▶ [Work to be completed] Starting at the line that contains "Write a Python" and stopping at the line that contains "from bokeh.resources import INLINE", transcribe every line of the material below exactly; pictures stay out.

Records with drawing code
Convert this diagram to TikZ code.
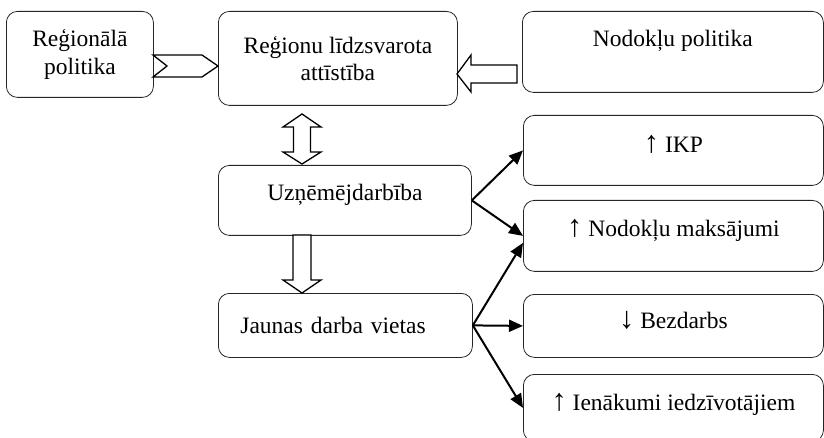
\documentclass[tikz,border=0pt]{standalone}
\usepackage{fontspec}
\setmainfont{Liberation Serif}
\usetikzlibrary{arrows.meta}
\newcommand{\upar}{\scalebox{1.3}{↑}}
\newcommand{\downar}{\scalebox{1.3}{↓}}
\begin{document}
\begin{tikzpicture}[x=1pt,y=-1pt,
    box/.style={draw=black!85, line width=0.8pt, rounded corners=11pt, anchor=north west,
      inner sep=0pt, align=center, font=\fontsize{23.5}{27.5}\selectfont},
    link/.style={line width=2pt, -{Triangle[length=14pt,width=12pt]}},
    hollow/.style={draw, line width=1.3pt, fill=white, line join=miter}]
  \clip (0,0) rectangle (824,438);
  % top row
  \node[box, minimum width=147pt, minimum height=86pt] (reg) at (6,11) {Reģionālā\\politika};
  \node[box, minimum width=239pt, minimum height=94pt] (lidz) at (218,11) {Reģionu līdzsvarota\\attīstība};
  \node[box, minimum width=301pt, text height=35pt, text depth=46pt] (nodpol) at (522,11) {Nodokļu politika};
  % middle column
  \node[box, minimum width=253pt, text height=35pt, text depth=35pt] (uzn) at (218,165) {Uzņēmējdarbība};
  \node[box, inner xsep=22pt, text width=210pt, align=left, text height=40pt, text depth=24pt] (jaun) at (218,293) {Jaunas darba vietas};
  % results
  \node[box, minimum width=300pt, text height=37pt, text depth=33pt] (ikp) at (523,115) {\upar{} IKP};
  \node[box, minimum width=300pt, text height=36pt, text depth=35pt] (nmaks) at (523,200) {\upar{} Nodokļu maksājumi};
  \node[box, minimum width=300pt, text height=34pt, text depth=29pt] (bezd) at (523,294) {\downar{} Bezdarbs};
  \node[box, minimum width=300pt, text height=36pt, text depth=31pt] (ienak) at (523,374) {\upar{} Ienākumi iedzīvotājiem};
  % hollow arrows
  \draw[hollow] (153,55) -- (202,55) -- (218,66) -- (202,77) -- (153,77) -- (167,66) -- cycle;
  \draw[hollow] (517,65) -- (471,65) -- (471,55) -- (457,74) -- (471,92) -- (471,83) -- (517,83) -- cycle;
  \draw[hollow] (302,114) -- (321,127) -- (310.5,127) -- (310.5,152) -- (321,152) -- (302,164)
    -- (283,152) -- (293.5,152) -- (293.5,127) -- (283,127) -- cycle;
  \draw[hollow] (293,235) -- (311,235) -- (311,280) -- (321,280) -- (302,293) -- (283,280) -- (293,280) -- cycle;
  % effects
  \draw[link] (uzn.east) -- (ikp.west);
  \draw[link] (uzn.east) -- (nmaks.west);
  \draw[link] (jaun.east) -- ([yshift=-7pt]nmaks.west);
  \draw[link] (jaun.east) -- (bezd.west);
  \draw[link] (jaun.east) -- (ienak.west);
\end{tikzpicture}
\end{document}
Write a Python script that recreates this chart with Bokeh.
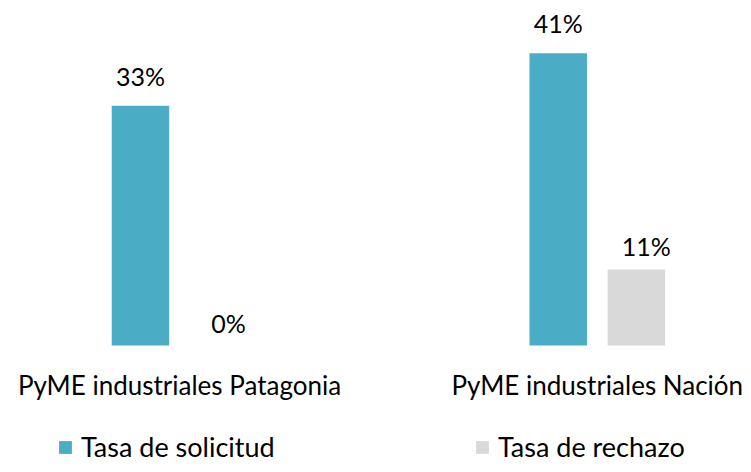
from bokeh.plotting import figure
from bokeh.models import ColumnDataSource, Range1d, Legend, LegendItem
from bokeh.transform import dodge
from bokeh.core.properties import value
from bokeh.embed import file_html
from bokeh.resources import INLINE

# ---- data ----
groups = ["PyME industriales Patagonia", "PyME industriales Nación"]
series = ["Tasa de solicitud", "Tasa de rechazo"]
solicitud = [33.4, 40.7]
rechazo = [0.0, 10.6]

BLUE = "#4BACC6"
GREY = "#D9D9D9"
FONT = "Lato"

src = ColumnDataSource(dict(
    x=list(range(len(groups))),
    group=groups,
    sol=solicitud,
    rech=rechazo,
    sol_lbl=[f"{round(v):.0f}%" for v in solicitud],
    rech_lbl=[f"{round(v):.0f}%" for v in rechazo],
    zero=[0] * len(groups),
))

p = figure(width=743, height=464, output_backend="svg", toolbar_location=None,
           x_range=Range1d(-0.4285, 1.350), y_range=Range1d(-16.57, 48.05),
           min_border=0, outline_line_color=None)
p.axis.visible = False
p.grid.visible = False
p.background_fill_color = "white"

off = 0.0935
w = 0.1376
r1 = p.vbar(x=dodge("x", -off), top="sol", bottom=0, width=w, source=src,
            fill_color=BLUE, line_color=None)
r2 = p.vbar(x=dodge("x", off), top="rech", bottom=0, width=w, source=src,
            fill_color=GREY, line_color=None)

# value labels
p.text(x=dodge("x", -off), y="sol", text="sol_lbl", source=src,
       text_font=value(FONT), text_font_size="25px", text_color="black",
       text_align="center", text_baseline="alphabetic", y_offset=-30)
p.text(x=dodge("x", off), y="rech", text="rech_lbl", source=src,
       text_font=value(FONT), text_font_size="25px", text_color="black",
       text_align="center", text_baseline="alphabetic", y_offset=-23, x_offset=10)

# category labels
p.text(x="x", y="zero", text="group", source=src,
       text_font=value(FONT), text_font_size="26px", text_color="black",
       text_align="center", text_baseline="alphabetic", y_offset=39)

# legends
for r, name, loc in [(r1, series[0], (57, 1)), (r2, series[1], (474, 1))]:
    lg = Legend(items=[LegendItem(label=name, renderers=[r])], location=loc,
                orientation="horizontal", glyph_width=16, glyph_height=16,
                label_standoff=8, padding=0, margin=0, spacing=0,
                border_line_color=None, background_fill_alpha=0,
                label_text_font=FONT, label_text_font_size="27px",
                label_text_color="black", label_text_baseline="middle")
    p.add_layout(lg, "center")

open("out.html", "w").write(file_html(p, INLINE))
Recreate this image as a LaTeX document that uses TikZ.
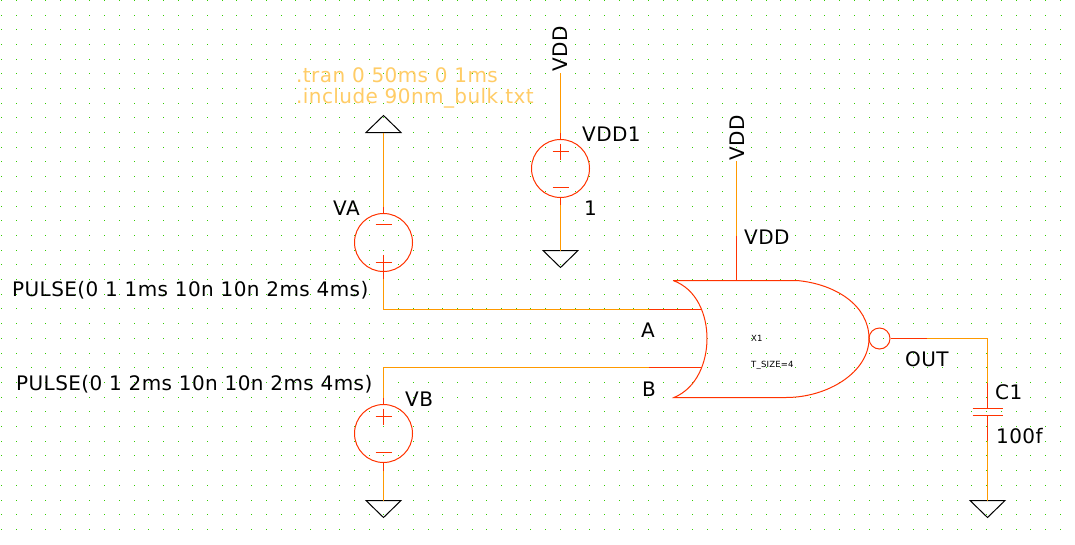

▶ [Reply]
Write a Python script that recreates this chart with Bokeh.
from bokeh.plotting import figure
from bokeh.models import ColumnDataSource, Range1d, Legend, LegendItem
from bokeh.transform import dodge
from bokeh.core.properties import value
from bokeh.embed import file_html
from bokeh.resources import INLINE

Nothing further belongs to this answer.